Chelsea’s signing of Danny Drinkwater is sure to go down as one of the most frivolous wastes of transfer fees and wage budget in club history.
He’s not the worst player or even worst midfielder Chelsea have ever signed, nor is he the most overpriced signing in history, but a dozen unmemorable Premier League appearances (5 starts) for £35m in transfer fees and £100k/week in wages is a very, very poor return. Add in the idea that his presence took away minutes and opportunities from the likes of Ruben Loftus-Cheek (who went out on loan instead) or Nathaniel Chalobah (who left permanently) or any other Academy youngster who could’ve done just as good of a job as he did, and the transfer begins to look even worse.
And it’s a mistake that won’t be easy to undo. Contracts in football are guaranteed and Drinkwater’s signed through 2022. That’s 3.5 more years of guaranteed weekly paychecks of £100,000. Unless he breaches his contract, he doesn’t lose that money. If he shows up for work (i.e. practice) and puts in the minimum required effort at least, it’s easy money.
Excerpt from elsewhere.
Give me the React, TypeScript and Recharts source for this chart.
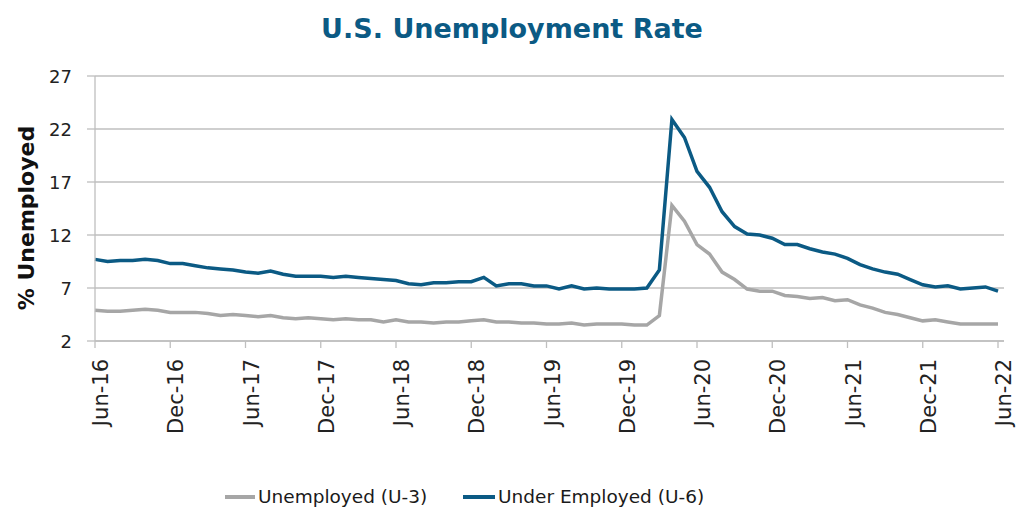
import React from "react";
import { LineChart, Line, XAxis, YAxis, CartesianGrid } from "recharts";

const months: string[] = [
  "Jun-16", "Jul-16", "Aug-16", "Sep-16", "Oct-16", "Nov-16", "Dec-16",
  "Jan-17", "Feb-17", "Mar-17", "Apr-17", "May-17", "Jun-17", "Jul-17", "Aug-17", "Sep-17", "Oct-17", "Nov-17", "Dec-17",
  "Jan-18", "Feb-18", "Mar-18", "Apr-18", "May-18", "Jun-18", "Jul-18", "Aug-18", "Sep-18", "Oct-18", "Nov-18", "Dec-18",
  "Jan-19", "Feb-19", "Mar-19", "Apr-19", "May-19", "Jun-19", "Jul-19", "Aug-19", "Sep-19", "Oct-19", "Nov-19", "Dec-19",
  "Jan-20", "Feb-20", "Mar-20", "Apr-20", "May-20", "Jun-20", "Jul-20", "Aug-20", "Sep-20", "Oct-20", "Nov-20", "Dec-20",
  "Jan-21", "Feb-21", "Mar-21", "Apr-21", "May-21", "Jun-21", "Jul-21", "Aug-21", "Sep-21", "Oct-21", "Nov-21", "Dec-21",
  "Jan-22", "Feb-22", "Mar-22", "Apr-22", "May-22", "Jun-22",
];

const u3: number[] = [
  4.9, 4.8, 4.8, 4.9, 5.0, 4.9, 4.7,
  4.7, 4.7, 4.6, 4.4, 4.5, 4.4, 4.3, 4.4, 4.2, 4.1, 4.2, 4.1,
  4.0, 4.1, 4.0, 4.0, 3.8, 4.0, 3.8, 3.8, 3.7, 3.8, 3.8, 3.9,
  4.0, 3.8, 3.8, 3.7, 3.7, 3.6, 3.6, 3.7, 3.5, 3.6, 3.6, 3.6,
  3.5, 3.5, 4.4, 14.8, 13.3, 11.1, 10.2, 8.5, 7.8, 6.9, 6.7, 6.7,
  6.3, 6.2, 6.0, 6.1, 5.8, 5.9, 5.4, 5.1, 4.7, 4.5, 4.2, 3.9,
  4.0, 3.8, 3.6, 3.6, 3.6, 3.6,
];

const u6: number[] = [
  9.7, 9.5, 9.6, 9.6, 9.7, 9.6, 9.3,
  9.3, 9.1, 8.9, 8.8, 8.7, 8.5, 8.4, 8.6, 8.3, 8.1, 8.1, 8.1,
  8.0, 8.1, 8.0, 7.9, 7.8, 7.7, 7.4, 7.3, 7.5, 7.5, 7.6, 7.6,
  8.0, 7.2, 7.4, 7.4, 7.2, 7.2, 6.9, 7.2, 6.9, 7.0, 6.9, 6.9,
  6.9, 7.0, 8.7, 22.9, 21.2, 18.0, 16.5, 14.2, 12.8, 12.1, 12.0, 11.7,
  11.1, 11.1, 10.7, 10.4, 10.2, 9.8, 9.2, 8.8, 8.5, 8.3, 7.8, 7.3,
  7.1, 7.2, 6.9, 7.0, 7.1, 6.7,
];

const yTicks: number[] = [2, 7, 12, 17, 22, 27];

const seriesNames = { u3: "Unemployed (U-3)", u6: "Under Employed (U-6)" };
const titleText = "U.S. Unemployment Rate";
const yLabelText = "% Unemployed";

const data = months.map((m, i) => ({ month: m, u3: u3[i], u6: u6[i] }));

const BLUE = "#0B5A84";
const GRAY = "#A6A6A6";
const GRID = "#BFBFBF";
const FONT = "'DejaVu Sans', Verdana, sans-serif";

const XTick = (props: any) => {
  const { x, y, payload } = props;
  return (
    <text
      transform={`translate(${x + 6},${y + 9}) rotate(-90)`}
      textAnchor="end"
      dominantBaseline="central"
      fontFamily={FONT}
      fontSize={21}
      fill="#222"
    >
      {payload.value}
    </text>
  );
};

const YTick = (props: any) => {
  const { x, y, payload } = props;
  return (
    <text x={x} y={y} textAnchor="end" dominantBaseline="central" fontFamily={FONT} fontSize={18} fill="#222">
      {payload.value}
    </text>
  );
};

export default function App() {
  return (
    <div style={{ position: "absolute", left: 0, top: 0, width: 1024, height: 529, background: "#fff" }}>
      <div
        style={{
          position: "absolute",
          left: 0,
          top: 12,
          width: 1024,
          textAlign: "center",
          fontFamily: FONT,
          fontWeight: "bold",
          fontSize: 27,
          color: BLUE,
          lineHeight: "34px",
        }}
      >
        {titleText}
      </div>
      <LineChart
        width={1024}
        height={529}
        data={data}
        margin={{ top: 76, right: 20, bottom: 88, left: 0 }}
        style={{ position: "absolute", left: 0, top: 0 }}
      >
        <CartesianGrid vertical={false} stroke={GRID} strokeWidth={1.3} />
        <XAxis
          dataKey="month"
          interval={5}
          height={100}
          padding={{ left: 0, right: 6 }}
          tickLine={{ stroke: GRID, strokeWidth: 1.3 }}
          axisLine={{ stroke: GRID, strokeWidth: 1.3 }}
          tickSize={7}
          tick={<XTick />}
        />
        <YAxis
          domain={[2, 27]}
          ticks={yTicks}
          width={95}
          tickSize={8}
          tickMargin={15}
          tickLine={{ stroke: GRID, strokeWidth: 1.3 }}
          axisLine={{ stroke: GRID, strokeWidth: 1.3 }}
          tick={<YTick />}
          allowDataOverflow
        />
        <Line dataKey="u3" name={seriesNames.u3} stroke={GRAY} strokeWidth={3.5} dot={false} isAnimationActive={false} />
        <Line dataKey="u6" name={seriesNames.u6} stroke={BLUE} strokeWidth={3.5} dot={false} isAnimationActive={false} />
      </LineChart>
      <svg style={{ position: "absolute", left: 0, top: 0, pointerEvents: "none" }} width={1024} height={529}>
        <text
          transform="translate(26,218) rotate(-90)"
          textAnchor="middle"
          dominantBaseline="central"
          fontFamily={FONT}
          fontWeight="bold"
          fontSize={22}
          fill="#111"
        >
          {yLabelText}
        </text>
      </svg>
      <div style={{ position: "absolute", left: 0, top: 484, width: 1024, height: 26, fontFamily: FONT, fontSize: 18.5, color: "#1a1a1a" }}>
        <div style={{ position: "absolute", left: 225, top: 11, width: 30, height: 4, background: GRAY }} />
        <div style={{ position: "absolute", left: 258, top: 0, lineHeight: "26px", whiteSpace: "nowrap" }}>{seriesNames.u3}</div>
        <div style={{ position: "absolute", left: 463, top: 11, width: 32, height: 4, background: BLUE }} />
        <div style={{ position: "absolute", left: 498, top: 0, lineHeight: "26px", whiteSpace: "nowrap" }}>{seriesNames.u6}</div>
      </div>
    </div>
  );
}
No wonder he’s reportedly in “no hurry” to leave Chelsea despite making just one appearance since March (and that in the Community Shield, which barely counts), having been left out of the Europa League squad, and even the League Cup match last week.
Drinkwater shouldn’t personally be blamed for this of course. Chelsea offered the contract; he took it. We’d do the same in his situation. He’s been a good professional and he’s been unlucky with injuries as well. But at 28 years of age, no one’s going to pay him these kinds of wages, and few, if any, teams of Chelsea’s quality would take him even on loan. He may or may not truly believe he can still impress Sarri — he’s overcome great odds just to work his way up to the top level of English football, so perhaps we shouldn’t write him off like so many did early in his career — but he “cannot afford to get his next move wrong”, whatever it may be.
According to the report, Drinkwater would only leave in January if the “right move” came along. He’s willing to stay patient and wait until the summer to make any drastic decisions.